What needs to be done
Using the material that follows, identify and copy each line with the string "image".

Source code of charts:
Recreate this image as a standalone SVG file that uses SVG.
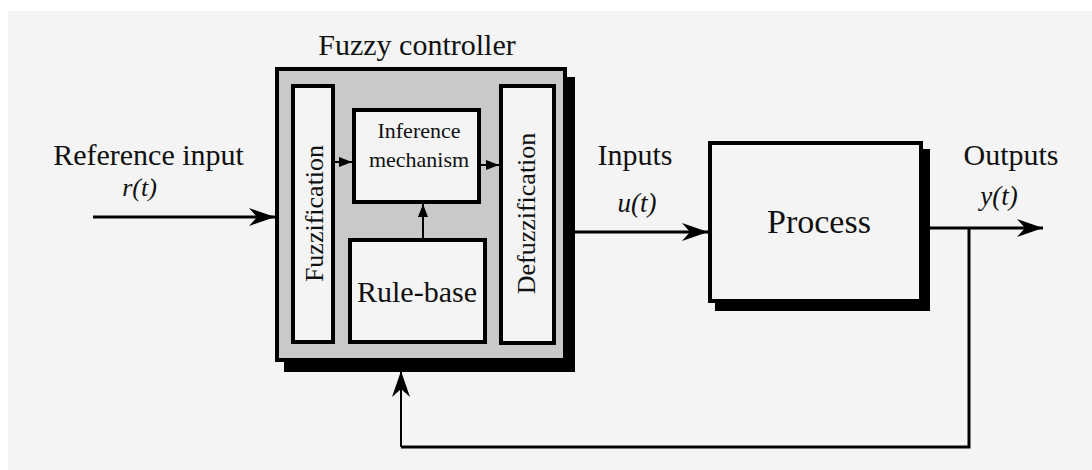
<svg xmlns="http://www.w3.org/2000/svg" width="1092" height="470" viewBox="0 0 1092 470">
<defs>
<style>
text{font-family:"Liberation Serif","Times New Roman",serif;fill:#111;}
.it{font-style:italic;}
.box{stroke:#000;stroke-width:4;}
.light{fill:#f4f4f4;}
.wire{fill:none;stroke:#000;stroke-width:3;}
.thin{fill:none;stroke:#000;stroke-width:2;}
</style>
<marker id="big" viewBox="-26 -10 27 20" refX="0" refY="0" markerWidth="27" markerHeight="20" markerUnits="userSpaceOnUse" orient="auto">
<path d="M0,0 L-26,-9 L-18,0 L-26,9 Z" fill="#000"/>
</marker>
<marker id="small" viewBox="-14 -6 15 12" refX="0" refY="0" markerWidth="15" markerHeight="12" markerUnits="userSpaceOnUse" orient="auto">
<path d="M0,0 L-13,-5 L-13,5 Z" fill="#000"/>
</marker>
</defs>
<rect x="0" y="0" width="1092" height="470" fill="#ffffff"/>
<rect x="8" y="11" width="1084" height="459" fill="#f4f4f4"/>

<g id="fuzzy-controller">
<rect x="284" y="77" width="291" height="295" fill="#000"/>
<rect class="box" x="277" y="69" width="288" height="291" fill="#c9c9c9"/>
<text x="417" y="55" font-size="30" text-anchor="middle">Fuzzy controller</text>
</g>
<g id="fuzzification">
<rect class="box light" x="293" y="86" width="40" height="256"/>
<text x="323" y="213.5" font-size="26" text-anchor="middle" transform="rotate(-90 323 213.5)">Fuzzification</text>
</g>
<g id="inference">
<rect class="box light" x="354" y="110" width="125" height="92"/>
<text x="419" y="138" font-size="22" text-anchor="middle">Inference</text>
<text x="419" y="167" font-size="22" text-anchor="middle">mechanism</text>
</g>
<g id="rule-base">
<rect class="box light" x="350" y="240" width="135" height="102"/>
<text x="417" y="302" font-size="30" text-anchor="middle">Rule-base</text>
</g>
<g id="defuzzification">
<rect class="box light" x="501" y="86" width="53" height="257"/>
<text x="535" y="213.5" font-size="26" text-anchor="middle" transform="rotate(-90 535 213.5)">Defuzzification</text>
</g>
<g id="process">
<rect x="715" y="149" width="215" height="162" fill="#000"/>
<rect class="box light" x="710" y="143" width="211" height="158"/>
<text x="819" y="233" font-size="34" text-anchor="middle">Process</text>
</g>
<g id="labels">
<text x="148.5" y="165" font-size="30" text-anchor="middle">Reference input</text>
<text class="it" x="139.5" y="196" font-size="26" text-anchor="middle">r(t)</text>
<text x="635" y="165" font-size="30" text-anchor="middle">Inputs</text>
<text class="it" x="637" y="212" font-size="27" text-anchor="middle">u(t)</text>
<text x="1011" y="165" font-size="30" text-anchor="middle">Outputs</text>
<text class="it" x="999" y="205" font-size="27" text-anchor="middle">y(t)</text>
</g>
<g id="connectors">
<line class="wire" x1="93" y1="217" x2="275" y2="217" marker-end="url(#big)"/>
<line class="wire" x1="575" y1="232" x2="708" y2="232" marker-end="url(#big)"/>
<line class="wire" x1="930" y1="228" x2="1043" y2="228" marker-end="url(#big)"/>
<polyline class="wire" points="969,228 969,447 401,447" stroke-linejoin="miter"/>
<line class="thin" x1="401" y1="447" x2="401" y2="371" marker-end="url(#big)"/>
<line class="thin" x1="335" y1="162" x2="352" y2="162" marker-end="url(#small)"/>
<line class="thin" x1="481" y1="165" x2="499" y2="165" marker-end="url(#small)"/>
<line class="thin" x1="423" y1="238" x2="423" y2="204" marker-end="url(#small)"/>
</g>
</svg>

==

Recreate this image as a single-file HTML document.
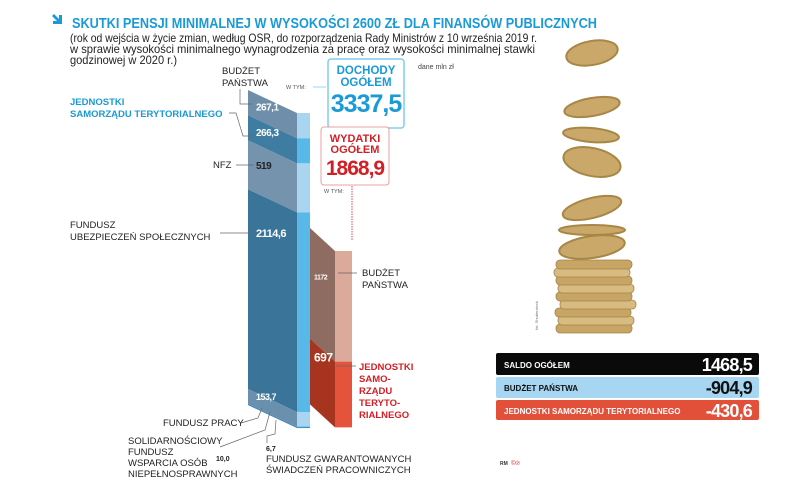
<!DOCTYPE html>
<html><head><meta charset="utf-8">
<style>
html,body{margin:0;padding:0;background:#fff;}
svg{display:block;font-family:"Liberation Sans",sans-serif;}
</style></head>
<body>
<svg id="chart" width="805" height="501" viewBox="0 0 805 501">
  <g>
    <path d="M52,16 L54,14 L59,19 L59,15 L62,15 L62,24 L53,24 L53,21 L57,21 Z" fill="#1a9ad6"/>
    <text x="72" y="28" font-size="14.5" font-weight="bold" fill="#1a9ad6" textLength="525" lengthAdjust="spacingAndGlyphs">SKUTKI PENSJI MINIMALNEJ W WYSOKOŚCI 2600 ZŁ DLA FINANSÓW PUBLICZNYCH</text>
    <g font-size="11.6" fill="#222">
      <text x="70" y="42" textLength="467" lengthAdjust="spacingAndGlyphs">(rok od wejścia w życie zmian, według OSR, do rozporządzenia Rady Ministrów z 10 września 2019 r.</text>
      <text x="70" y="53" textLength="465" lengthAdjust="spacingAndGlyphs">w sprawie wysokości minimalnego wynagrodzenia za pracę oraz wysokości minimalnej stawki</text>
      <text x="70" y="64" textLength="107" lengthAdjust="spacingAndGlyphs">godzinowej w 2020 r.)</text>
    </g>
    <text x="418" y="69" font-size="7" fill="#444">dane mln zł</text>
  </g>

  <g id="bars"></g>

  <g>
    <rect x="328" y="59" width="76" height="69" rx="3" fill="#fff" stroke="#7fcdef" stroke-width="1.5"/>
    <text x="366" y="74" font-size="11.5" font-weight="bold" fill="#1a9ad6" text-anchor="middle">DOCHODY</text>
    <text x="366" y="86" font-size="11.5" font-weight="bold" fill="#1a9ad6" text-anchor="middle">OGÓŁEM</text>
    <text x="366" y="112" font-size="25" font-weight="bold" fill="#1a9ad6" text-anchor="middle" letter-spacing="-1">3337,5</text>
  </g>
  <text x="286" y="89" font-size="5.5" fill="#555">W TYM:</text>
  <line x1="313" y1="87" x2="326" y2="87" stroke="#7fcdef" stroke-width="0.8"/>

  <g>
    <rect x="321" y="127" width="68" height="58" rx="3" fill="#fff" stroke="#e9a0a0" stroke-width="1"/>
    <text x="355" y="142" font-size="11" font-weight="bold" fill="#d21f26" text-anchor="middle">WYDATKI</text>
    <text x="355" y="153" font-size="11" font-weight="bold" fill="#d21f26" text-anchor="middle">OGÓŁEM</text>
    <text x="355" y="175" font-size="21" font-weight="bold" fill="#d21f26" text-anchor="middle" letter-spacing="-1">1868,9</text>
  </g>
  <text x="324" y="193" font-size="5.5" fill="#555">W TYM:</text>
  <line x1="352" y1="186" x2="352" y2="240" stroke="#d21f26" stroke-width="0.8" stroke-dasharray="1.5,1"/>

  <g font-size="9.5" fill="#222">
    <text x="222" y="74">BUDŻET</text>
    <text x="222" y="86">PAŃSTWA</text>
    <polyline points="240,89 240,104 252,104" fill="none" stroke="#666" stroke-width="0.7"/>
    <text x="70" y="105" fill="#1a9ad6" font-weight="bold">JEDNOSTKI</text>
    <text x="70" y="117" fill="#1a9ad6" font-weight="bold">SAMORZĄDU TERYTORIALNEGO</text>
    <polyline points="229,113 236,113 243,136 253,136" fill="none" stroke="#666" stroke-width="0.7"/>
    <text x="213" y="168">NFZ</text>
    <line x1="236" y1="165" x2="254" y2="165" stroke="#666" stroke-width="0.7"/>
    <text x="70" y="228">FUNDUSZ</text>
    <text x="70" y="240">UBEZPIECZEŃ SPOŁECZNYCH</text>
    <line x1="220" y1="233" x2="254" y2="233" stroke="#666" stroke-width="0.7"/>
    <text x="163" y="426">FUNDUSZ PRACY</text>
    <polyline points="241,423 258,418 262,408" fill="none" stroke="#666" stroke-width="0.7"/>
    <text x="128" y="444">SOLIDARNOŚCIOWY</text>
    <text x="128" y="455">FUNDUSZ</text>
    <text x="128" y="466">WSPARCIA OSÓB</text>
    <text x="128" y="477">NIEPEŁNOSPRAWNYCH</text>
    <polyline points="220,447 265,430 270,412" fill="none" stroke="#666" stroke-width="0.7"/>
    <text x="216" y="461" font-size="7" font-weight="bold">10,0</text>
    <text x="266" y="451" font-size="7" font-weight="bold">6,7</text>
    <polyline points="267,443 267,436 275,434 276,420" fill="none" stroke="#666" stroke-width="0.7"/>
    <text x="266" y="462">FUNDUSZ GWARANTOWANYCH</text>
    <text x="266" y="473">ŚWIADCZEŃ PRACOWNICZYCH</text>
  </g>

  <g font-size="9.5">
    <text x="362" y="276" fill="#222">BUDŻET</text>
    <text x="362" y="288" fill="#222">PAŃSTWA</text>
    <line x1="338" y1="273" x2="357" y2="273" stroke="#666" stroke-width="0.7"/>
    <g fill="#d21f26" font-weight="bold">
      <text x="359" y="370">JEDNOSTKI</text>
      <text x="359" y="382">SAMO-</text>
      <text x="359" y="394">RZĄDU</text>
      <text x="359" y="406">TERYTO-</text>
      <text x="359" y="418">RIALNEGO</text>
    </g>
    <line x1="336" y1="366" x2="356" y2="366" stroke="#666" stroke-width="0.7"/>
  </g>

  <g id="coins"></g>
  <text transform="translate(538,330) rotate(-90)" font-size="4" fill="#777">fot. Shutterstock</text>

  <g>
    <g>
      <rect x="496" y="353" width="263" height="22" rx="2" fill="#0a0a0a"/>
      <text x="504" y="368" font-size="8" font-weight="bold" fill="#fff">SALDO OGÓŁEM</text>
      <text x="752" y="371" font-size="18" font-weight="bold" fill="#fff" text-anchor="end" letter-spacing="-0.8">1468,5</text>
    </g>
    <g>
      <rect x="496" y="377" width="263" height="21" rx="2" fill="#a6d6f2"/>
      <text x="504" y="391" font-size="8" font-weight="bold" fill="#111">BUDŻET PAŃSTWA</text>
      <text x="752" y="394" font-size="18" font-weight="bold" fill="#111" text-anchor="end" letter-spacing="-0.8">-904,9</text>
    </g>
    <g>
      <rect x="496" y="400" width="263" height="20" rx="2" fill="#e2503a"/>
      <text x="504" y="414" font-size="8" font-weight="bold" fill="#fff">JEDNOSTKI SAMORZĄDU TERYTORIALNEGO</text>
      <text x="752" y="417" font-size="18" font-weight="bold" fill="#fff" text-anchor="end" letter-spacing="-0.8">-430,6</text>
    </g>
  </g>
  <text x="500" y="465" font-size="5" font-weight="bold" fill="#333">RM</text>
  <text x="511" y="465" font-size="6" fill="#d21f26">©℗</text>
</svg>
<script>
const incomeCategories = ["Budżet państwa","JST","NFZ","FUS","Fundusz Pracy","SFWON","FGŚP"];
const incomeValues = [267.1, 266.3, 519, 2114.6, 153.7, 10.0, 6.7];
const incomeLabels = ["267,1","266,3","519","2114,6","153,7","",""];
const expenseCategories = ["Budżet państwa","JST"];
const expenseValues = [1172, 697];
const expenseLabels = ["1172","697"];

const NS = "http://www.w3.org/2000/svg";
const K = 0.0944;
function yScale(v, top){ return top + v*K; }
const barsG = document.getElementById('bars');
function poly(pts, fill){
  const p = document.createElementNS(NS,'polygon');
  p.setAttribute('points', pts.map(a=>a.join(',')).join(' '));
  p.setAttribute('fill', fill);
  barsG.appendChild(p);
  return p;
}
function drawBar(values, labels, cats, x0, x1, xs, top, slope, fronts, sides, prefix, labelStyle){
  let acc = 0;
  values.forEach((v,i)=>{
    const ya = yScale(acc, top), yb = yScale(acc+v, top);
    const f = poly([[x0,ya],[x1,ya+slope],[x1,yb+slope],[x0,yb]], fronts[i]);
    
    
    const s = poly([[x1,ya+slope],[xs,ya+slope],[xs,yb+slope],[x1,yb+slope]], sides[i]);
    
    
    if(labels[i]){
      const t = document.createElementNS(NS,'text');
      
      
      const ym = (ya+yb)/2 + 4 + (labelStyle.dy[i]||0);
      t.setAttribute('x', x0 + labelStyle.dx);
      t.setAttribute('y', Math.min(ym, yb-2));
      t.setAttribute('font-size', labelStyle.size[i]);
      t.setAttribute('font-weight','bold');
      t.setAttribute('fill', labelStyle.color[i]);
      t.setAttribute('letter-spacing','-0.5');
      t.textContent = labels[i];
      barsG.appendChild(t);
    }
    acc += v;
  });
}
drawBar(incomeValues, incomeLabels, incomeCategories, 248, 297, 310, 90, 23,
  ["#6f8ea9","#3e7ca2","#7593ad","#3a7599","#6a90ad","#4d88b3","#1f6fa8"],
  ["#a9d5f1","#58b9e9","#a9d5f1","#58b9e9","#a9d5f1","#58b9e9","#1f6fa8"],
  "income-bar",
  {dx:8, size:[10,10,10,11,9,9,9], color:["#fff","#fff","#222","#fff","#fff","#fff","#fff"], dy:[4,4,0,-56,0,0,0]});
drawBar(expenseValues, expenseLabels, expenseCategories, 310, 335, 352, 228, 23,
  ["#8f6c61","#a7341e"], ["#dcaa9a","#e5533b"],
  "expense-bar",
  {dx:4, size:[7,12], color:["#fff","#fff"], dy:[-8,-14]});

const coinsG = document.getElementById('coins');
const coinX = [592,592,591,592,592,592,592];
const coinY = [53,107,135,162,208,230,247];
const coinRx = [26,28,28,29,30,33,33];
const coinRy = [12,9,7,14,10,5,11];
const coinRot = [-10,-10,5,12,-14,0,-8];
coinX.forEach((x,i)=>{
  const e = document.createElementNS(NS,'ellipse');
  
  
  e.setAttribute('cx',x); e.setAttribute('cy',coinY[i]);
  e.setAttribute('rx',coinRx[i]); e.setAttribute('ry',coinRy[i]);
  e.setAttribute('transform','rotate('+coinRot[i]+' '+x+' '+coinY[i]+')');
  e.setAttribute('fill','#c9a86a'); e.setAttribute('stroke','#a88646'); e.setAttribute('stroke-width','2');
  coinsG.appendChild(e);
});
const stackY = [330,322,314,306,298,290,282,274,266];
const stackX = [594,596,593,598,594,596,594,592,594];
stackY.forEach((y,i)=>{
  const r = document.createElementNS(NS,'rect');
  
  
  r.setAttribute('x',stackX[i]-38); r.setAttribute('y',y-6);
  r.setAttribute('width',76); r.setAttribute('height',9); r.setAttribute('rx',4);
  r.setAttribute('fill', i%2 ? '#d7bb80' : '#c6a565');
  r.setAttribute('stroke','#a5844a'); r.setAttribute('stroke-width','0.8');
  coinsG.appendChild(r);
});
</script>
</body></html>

==

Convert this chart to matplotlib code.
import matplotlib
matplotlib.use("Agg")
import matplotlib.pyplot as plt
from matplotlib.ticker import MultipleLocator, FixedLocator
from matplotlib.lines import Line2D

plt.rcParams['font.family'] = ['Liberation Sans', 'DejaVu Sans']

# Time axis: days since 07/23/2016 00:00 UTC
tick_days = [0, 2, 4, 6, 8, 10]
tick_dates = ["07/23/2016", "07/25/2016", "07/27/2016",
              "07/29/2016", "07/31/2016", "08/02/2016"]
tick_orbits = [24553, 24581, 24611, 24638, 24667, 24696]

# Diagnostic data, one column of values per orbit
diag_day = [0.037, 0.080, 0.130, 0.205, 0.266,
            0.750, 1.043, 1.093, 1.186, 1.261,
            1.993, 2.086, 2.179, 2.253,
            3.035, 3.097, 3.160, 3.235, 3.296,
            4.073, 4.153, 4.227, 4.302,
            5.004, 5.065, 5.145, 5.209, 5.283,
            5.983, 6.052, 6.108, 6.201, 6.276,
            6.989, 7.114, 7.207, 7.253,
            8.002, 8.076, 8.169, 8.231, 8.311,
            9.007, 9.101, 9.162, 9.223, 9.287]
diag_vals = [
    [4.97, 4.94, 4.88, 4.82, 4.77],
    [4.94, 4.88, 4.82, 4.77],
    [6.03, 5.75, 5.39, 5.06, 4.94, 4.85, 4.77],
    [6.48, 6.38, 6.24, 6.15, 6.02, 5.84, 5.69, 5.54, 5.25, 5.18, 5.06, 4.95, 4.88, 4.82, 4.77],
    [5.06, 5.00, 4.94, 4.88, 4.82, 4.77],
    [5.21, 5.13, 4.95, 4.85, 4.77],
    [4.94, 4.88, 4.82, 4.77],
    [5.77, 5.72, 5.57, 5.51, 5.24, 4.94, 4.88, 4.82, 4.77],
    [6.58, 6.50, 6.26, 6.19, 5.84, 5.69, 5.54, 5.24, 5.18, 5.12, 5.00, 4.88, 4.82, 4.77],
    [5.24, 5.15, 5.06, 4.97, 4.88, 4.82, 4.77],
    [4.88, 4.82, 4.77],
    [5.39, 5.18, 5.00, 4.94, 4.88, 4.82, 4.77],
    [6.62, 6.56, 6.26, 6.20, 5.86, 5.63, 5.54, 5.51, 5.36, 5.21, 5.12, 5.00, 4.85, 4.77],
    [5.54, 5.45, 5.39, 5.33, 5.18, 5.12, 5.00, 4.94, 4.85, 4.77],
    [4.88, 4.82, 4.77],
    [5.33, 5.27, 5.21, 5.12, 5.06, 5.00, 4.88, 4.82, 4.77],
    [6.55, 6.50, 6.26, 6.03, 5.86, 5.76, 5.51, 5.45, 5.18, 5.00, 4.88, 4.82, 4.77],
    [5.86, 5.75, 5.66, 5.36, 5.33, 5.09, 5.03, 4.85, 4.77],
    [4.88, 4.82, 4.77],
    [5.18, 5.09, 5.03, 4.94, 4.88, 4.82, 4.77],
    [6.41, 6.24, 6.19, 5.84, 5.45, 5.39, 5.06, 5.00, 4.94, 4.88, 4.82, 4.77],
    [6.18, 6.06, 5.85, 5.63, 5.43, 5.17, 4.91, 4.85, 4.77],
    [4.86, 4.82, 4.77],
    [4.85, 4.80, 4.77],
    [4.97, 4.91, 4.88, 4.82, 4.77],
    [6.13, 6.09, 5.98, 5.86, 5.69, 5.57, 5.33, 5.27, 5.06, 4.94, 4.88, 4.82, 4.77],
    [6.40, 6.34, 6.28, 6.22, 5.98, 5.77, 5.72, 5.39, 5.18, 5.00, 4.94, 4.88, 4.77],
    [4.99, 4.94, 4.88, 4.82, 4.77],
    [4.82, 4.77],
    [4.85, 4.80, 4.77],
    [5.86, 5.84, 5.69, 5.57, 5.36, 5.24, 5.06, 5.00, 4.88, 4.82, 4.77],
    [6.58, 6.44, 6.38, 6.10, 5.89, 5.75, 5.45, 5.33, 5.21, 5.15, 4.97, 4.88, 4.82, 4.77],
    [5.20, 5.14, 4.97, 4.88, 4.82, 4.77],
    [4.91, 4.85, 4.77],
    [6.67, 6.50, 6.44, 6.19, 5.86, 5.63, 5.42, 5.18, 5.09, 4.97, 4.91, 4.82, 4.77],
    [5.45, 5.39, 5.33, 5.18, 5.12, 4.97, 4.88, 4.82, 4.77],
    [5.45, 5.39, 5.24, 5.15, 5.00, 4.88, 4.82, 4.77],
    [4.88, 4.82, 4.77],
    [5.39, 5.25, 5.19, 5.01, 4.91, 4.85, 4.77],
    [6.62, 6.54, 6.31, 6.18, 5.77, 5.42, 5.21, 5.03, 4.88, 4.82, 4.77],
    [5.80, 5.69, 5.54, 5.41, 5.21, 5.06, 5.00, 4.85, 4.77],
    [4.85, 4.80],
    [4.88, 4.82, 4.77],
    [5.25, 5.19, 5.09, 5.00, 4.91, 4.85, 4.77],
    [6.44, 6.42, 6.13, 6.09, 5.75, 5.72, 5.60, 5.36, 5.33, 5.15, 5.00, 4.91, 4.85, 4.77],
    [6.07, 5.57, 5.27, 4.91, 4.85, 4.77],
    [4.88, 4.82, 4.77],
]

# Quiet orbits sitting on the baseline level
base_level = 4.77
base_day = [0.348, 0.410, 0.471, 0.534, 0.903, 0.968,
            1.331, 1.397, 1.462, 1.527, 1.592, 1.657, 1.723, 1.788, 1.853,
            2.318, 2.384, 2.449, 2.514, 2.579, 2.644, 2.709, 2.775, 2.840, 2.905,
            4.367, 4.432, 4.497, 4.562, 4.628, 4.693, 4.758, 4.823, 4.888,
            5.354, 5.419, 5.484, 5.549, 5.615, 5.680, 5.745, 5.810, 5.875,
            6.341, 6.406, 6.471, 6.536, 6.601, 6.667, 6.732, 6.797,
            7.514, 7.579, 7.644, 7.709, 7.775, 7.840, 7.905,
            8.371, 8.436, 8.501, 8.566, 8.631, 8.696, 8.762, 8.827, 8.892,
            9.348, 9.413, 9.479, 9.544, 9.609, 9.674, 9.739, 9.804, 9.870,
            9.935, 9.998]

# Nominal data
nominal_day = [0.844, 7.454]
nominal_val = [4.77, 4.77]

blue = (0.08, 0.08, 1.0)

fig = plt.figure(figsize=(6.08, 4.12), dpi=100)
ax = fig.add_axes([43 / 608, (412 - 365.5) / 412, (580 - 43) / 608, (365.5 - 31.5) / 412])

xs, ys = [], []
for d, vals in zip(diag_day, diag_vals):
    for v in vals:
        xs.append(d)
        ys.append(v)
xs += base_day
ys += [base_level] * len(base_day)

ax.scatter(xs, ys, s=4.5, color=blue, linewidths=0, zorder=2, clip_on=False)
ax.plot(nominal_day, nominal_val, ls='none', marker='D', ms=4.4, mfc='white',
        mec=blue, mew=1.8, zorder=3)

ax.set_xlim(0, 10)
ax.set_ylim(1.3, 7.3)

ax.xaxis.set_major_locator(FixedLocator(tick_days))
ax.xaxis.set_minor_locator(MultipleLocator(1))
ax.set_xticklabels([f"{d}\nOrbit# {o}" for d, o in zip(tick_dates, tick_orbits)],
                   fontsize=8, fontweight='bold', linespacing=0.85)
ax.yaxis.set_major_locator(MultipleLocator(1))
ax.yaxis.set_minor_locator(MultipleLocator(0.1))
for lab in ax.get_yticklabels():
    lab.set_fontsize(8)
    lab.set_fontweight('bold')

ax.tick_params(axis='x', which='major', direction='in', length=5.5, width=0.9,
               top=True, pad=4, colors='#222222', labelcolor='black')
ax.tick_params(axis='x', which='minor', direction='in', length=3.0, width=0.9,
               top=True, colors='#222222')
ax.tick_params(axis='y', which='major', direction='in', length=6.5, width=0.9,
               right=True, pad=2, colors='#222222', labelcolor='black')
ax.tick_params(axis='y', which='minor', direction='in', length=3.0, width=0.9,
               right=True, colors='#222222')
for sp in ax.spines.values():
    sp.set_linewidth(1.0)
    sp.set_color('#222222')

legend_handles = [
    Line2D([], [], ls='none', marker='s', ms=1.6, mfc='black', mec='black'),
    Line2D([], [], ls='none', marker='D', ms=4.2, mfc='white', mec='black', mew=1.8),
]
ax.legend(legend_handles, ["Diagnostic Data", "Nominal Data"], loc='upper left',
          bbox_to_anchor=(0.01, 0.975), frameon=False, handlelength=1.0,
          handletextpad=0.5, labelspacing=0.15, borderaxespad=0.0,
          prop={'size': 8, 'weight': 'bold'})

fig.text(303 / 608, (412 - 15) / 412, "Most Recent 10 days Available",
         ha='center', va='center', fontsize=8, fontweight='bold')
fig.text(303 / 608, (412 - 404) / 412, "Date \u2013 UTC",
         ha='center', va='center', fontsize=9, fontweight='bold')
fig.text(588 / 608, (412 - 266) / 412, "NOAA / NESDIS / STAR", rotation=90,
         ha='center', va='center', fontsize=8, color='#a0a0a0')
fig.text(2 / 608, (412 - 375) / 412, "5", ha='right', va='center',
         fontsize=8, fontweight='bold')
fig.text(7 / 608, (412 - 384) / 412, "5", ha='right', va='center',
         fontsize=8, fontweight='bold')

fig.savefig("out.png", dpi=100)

Result of this task
Recreate this image as a standalone SVG file that uses SVG.
Recreate this image as a single-file HTML document.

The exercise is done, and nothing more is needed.